Nauernase Vaart
Kanaal met een lengte van 8,5 kilometer tussen de Tochtsloot bij Westknollendam en Zijkanaal D van het Noordzeekanaal bij Nauerna.
Deze doorvaart is tussen de 30 en 40 meter breed. De kant
zijn op een paar uitzonderingen na alleen aan de westzijde te bevissen.
Let wel dat de auto niet (ook niet een klein beetje) op de weg mag blijven
staan.
In het midden van deze vaart loopt een vaargeul wel tot max 2 meter diep is, Aan
de kanten is het een stuk onderdieper.
Door de smalle grasstrook naast de we is het hier lastiger om met de vaste stok
te vissen.
Omdat de vaargeul zo een 12 - 14 meter uit de oever ligt, vraagt de water dan
ook nog de volle westrijdlengte, en dan nog ...................
Vaak wordt dus naar de picker of feeder uitgeweken.
De visrechten liggen bij HSV Zaanstreek - Zaandam.

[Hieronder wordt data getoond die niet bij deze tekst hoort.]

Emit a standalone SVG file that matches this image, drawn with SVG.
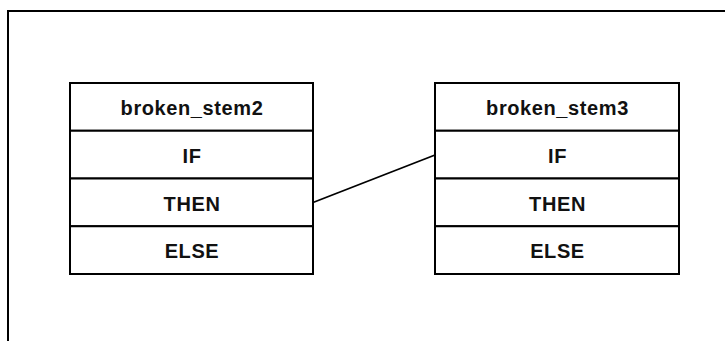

De vaart werd gegraven omdat de
Schermer na zijn drooglegging moeite had het boezemwater snel genoeg weg te
krijgen.
Dit zorgde ervoor dat het peil bij harde regen zo hoog kon komen dat de molens
in de polder niet meer konden malen.
Hierom werd besloten om een verbinding te maken tussen het
Zaanse deel van de
Starnmeer
(de noordkant van dit meer stond in directe verbinding met de Schermer, dus dat
was geen probleem) en het IJ bij Nauerna.
De al bestaande Zaan,
die vlak naast de Nauernasche Vaart begon in het zuiddeel van de Starnmeer en
vandaar ook doorliep naar het IJ was niet te gebruiken omdat er bij
Zaandam een
sluis lag.
Toen er begonnen werd met het droogmalen van de Starnmeer
is mede om de goede verbinding te houden met de Nauernasche Vaart een vaart
gegraven door de Wouder polder (tegenwoordig dus in tweeën gesplitst:
de
Westwouderpolder en de
Oostwouderpolder) en door de polder het Woud (ook in tweeēn, dit zijn nu
polder
Het Woud en de
Markerpolder geworden).
Deze vaart was ook onderdeel van de ringvaart van de Starnmeer.
Het zuidelijke deel van de vaart grenst in het westen aan de Polder Assendelft en in oosten aan de Westzanderpolder.